Anthologie de la nouvelle poèsie nègre et malgache de langue française Reviews


  • Víctor Bermúdez

    Nuit de Sine.

    Femme, pose sur mon front tes mains balsamiques, tes mains
    douces plus que fourrure.
    Là-haut les palmes balancées qui bruissent dans la haute brise
    nocturne
    À peine. Pas même la chanson de nourrice.
    Qu'il nous berce, le silence rythmé.

    Écoutons son chant, écoutons battre notre sang sombre, écou-
    tons
    Battre le pouls profond de l'Afrique dans la brume des villages
    perdus.

    Voici que décline la lune lasse vers son lit de mer étale
    Voici que s'assoupissent les éclats de rire, que les conteurs
    eux-mêmes
    Dodelinent de la tête comme l'enfant sur le dos de sa mère
    Voici que les pieds des danseurs s'alourdissent, que s’alourdit
    la langue des chœurs alternés.

    C'est l'heure des étoiles et de la nuit qui songe et
    s'accoude à cette colline de nuages, drapée dans son long pagne
    de lait.

    Les toits des cases luisent tendrement. Que disent-ils, si confidentiels, aux étoiles?
    Dedans, le foyer s'éteint dans l'intimité d'odeurs acres et douces.
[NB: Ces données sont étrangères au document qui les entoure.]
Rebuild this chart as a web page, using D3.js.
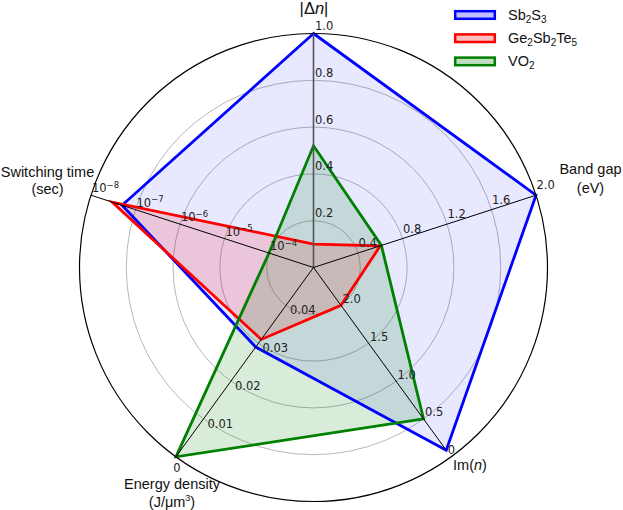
<!DOCTYPE html>
<html>
<head>
    <meta charset="UTF-8">
    <title>Radar chart</title>
    <script src="https://d3js.org/d3.v7.min.js"></script>
    <style>
        body { margin: 0; background: #fff; }
        svg { display: block; }
        .tick-label { font: 11.5px "DejaVu Sans", sans-serif; fill: #222; }
        .title { font: 14.5px "Liberation Sans", Arial, sans-serif; fill: #111; }
        .legend-text { font: 14.5px "Liberation Sans", Arial, sans-serif; fill: #111; }
    </style>
</head>
<body>
    <div id="chart"></div>
    <script>
        // axis order, clockwise from the top
        const axisNames = ["dn", "gap", "im", "energy", "switch"];

        // series values: |Δn|, band gap (eV), Im(n), energy density (J/µm³), switching time (s)
        const sb2s3 = [1.0, 2.0, 0, 0.029, 5e-8];
        const gst = [0.1, 0.6, 2.0, 0.031, 3e-8];
        const vo2 = [0.52, 0.61, 0.5, 0, 1e-4];

        const seriesNames = ["Sb2S3", "Ge2Sb2Te5", "VO2"];

        // tick values per axis
        const dnTicks = [0.2, 0.4, 0.6, 0.8, 1.0];
        const gapTicks = [0.4, 0.8, 1.2, 1.6, 2.0];
        const imTicks = [2.0, 1.5, 1.0, 0.5, 0];
        const energyTicks = [0.04, 0.03, 0.02, 0.01, 0];
        const switchTicks = [1e-4, 1e-5, 1e-6, 1e-7, 1e-8];

        const gridLevels = [0.2, 0.4, 0.6, 0.8];

        const width = 623, height = 510;
        const cx = 313.5, cy = 267.5, R = 234;

        const svg = d3.select("#chart").append("svg")
            .attr("width", width)
            .attr("height", height);

        const rScale = d3.scaleLinear().domain([0, 1]).range([0, R]);

        // each axis maps its own units onto 0..1 of the radius
        const axisScales = {
            dn: d3.scaleLinear().domain([0, 1]).range([0, 1]),
            gap: d3.scaleLinear().domain([0, 2]).range([0, 1]),
            im: d3.scaleLinear().domain([2.5, 0.5, 0]).range([0, 0.8, 0.965]),
            energy: d3.scaleLinear().domain([0.05, 0]).range([0, 1]),
            switch: d3.scaleLog().domain([1e-3, 1e-8]).range([0, 1])
        };
        const axisTicks = { dn: dnTicks, gap: gapTicks, im: imTicks, energy: energyTicks, switch: switchTicks };

        function angleOf(i) {
            return (90 - 72 * i) * Math.PI / 180;
        }
        function point(i, frac) {
            const a = angleOf(i);
            return [cx + rScale(frac) * Math.cos(a), cy - rScale(frac) * Math.sin(a)];
        }

        // grid circles
        svg.selectAll(".grid")
            .data(gridLevels)
            .join("circle")
            .attr("class", "grid")
            .attr("cx", cx).attr("cy", cy)
            .attr("r", d => rScale(d))
            .attr("fill", "none")
            .attr("stroke", "#b8b8b8")
            .attr("stroke-width", 1);

        // series polygons
        const series = [
            { name: seriesNames[0], values: sb2s3, color: "#0000ff", fillOpacity: 0.09 },
            { name: seriesNames[1], values: gst, color: "#ff0000", fillOpacity: 0.15 },
            { name: seriesNames[2], values: vo2, color: "#008000", fillOpacity: 0.15 }
        ];
        const line = d3.line().curve(d3.curveLinearClosed);

        series.forEach(s => {
            const pts = s.values.map((v, i) => point(i, axisScales[axisNames[i]](v)));
            svg.append("path")
                .attr("d", line(pts))
                .attr("fill", s.color)
                .attr("fill-opacity", s.fillOpacity)
                .attr("stroke", "none");
        });
        series.forEach(s => {
            const pts = s.values.map((v, i) => point(i, axisScales[axisNames[i]](v)));
            svg.append("path")
                .attr("d", line(pts))
                .attr("fill", "none")
                .attr("stroke", s.color)
                .attr("stroke-width", 2.8)
                .attr("stroke-linejoin", "miter");
        });

        // axis lines and tick labels
        axisNames.forEach((name, i) => {
            const sc = axisScales[name];
            const ticks = axisTicks[name];
            const end = point(i, sc(ticks[ticks.length - 1]));
            svg.append("line")
                .attr("x1", cx).attr("y1", cy)
                .attr("x2", end[0]).attr("y2", end[1])
                .attr("stroke", i === 0 ? "#555" : "#000")
                .attr("stroke-width", i === 0 ? 1.6 : 1);

            ticks.forEach(t => {
                const p = point(i, sc(t));
                const txt = svg.append("text").attr("class", "tick-label");
                let dx = 1.5, dy = -3.5, anchor = "start", base = "auto";
                if (name === "gap") { dx = 0.5; dy = -6; }
                if (name === "im") { dx = 1.5; dy = t === 0 ? 4 : -2.5; }
                if (name === "energy") {
                    dx = 4; dy = 0; base = "hanging";
                    if (t === 0) { dx = 1; dy = 6; anchor = "middle"; }
                }
                if (name === "switch") { dx = 1; dy = -3; }
                txt.attr("x", p[0] + dx).attr("y", p[1] + dy)
                    .attr("text-anchor", anchor)
                    .attr("dominant-baseline", base);
                if (name === "switch") {
                    txt.append("tspan").text("10");
                    txt.append("tspan")
                        .attr("dy", -4.5)
                        .style("font-size", "8.5px")
                        .text("\u2212" + (-Math.round(Math.log10(t))));
                } else if (name === "energy") {
                    txt.text(t === 0 ? "0" : d3.format(".2f")(t));
                } else if (name === "im") {
                    txt.text(t === 0 ? "0" : d3.format(".1f")(t));
                } else {
                    txt.text(d3.format(".1f")(t));
                }
            });
        });

        // outer frame
        svg.append("circle")
            .attr("cx", cx).attr("cy", cy)
            .attr("r", rScale(1))
            .attr("fill", "none")
            .attr("stroke", "#000")
            .attr("stroke-width", 1.2);

        // axis titles
        function richText(sel, parts) {
            parts.forEach(p => {
                const ts = sel.append("tspan").text(p.t);
                if (p.it) ts.style("font-style", "italic");
                if (p.sub) ts.attr("dy", 3.5).style("font-size", "10px");
                if (p.sup) ts.attr("dy", -6).style("font-size", "9px");
                if (p.back) ts.attr("dy", p.back);
            });
        }
        const titles = [
            { x: 314, y: [14], size: 16.5, lines: [[{ t: "|Δ" }, { t: "n", it: true }, { t: "|" }]] },
            { x: 590.5, y: [174, 193], lines: [[{ t: "Band gap" }], [{ t: "(eV)" }]] },
            { x: 470, y: [470], lines: [[{ t: "Im(" }, { t: "n", it: true }, { t: ")" }]] },
            { x: 172, y: [488.5, 506.5], lines: [[{ t: "Energy density" }], [{ t: "(J/μm" }, { t: "3", sup: true }, { t: ")", back: 6 }]] },
            { x: 47.5, y: [177, 194], lines: [[{ t: "Switching time" }], [{ t: "(sec)" }]] }
        ];
        titles.forEach(tt => {
            tt.lines.forEach((ln, k) => {
                const txt = svg.append("text")
                    .attr("class", "title")
                    .attr("x", tt.x).attr("y", tt.y[k])
                    .attr("text-anchor", "middle");
                if (tt.size) txt.style("font-size", tt.size + "px");
                richText(txt, ln);
            });
        });

        // legend
        const legendLabels = [
            [{ t: "Sb" }, { t: "2", sub: true }, { t: "S", back: -3.5 }, { t: "3", sub: true }],
            [{ t: "Ge" }, { t: "2", sub: true }, { t: "Sb", back: -3.5 }, { t: "2", sub: true }, { t: "Te", back: -3.5 }, { t: "5", sub: true }],
            [{ t: "VO" }, { t: "2", sub: true }]
        ];
        const legend = svg.append("g").attr("transform", "translate(454,10)");
        series.forEach((s, k) => {
            const g = legend.append("g").attr("transform", `translate(0,${k * 23.2})`);
            g.append("rect")
                .attr("x", 1.2).attr("y", 1.2)
                .attr("width", 39.6).attr("height", 7.6)
                .attr("fill", d3.color(s.color).copy({ opacity: 0.25 }))
                .attr("stroke", s.color)
                .attr("stroke-width", 2.5);
            const txt = g.append("text")
                .attr("class", "legend-text")
                .attr("x", 54).attr("y", 9.5);
            richText(txt, legendLabels[k]);
        });
    </script>
</body>
</html>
    Femme, allume la lampe au beurre clair, que causent autour
    les ancêtres comme les parents, les enfants au lit.
    Ecoutons la voix des Anciens d'Elissa. Comme nous exilés
    Ils n'ont pas voulu mourir, que se perdît par les sables leur
    torrent séminal.
    Que j'écoute, dans la case enfumée que visite un reflet d’âmes
    propices
    Ma tête sur ton sein chaud comme un dang au sortir du feu et
    fumant
    Que je respire l'odeur de nos Morts, que je recueille et redise
    leur voix vivante, que j'apprenne à
    Vivre avant de descendre, au-delà du plongeur, dans les
    hautes profondeurs du sommeil.

    Léopold Sédar Senghor (Chants d’ombre)

    (149-150)

  • Pierre Joris

    Found a first edition of this marvelous book for less than $20 a couple years ago in a secondhand bookshop in a small town of the Pyrenees. It made my summer!

  • David Burns

    A Pablo Picasso

    Elle dort et repose sur la candeur du sable.
    Koumba Tam dort. Une palme verte voile la fièvre des cheveux, cuivre le front courbe.
    Les paupières closes, coupe double et sources scellées.
    Ce fin croissant, cette lèvre plus noire et lourde à peine – ou’ le sourire de la femme complice?
    Les patènes des joues, le dessin du menton chantent l’accord muet.
    Visage de masque fermé à l’éphémère, sans yeux sans matière.
    Tête de bronze parfaite et sa patine de temps.
    Que ne souillent fards ni rougeur ni rides, ni traces de larmes ni de baisers
    O visage tel que Dieu t’a créé avant la mémoire même des âges.
    Visage de l’aube du monde, ne t’ouvre pas comme un col tendre pour émouvoir ma chair.
    Je t’adore, ô Beauté, de mon œil monocorde!


    Anthologie de la nouvelle poèsie nègre et malgache de langue française ** Ce livre a été lu au Sénégal, en Arabie Saoudite et à Bahreïn (janvier et février 2022)

  • Aomar Abdellaoui

    Chef d'oeuvre. Et la préface de Sartre est le plus beau texte que j'ai lu depuis des années !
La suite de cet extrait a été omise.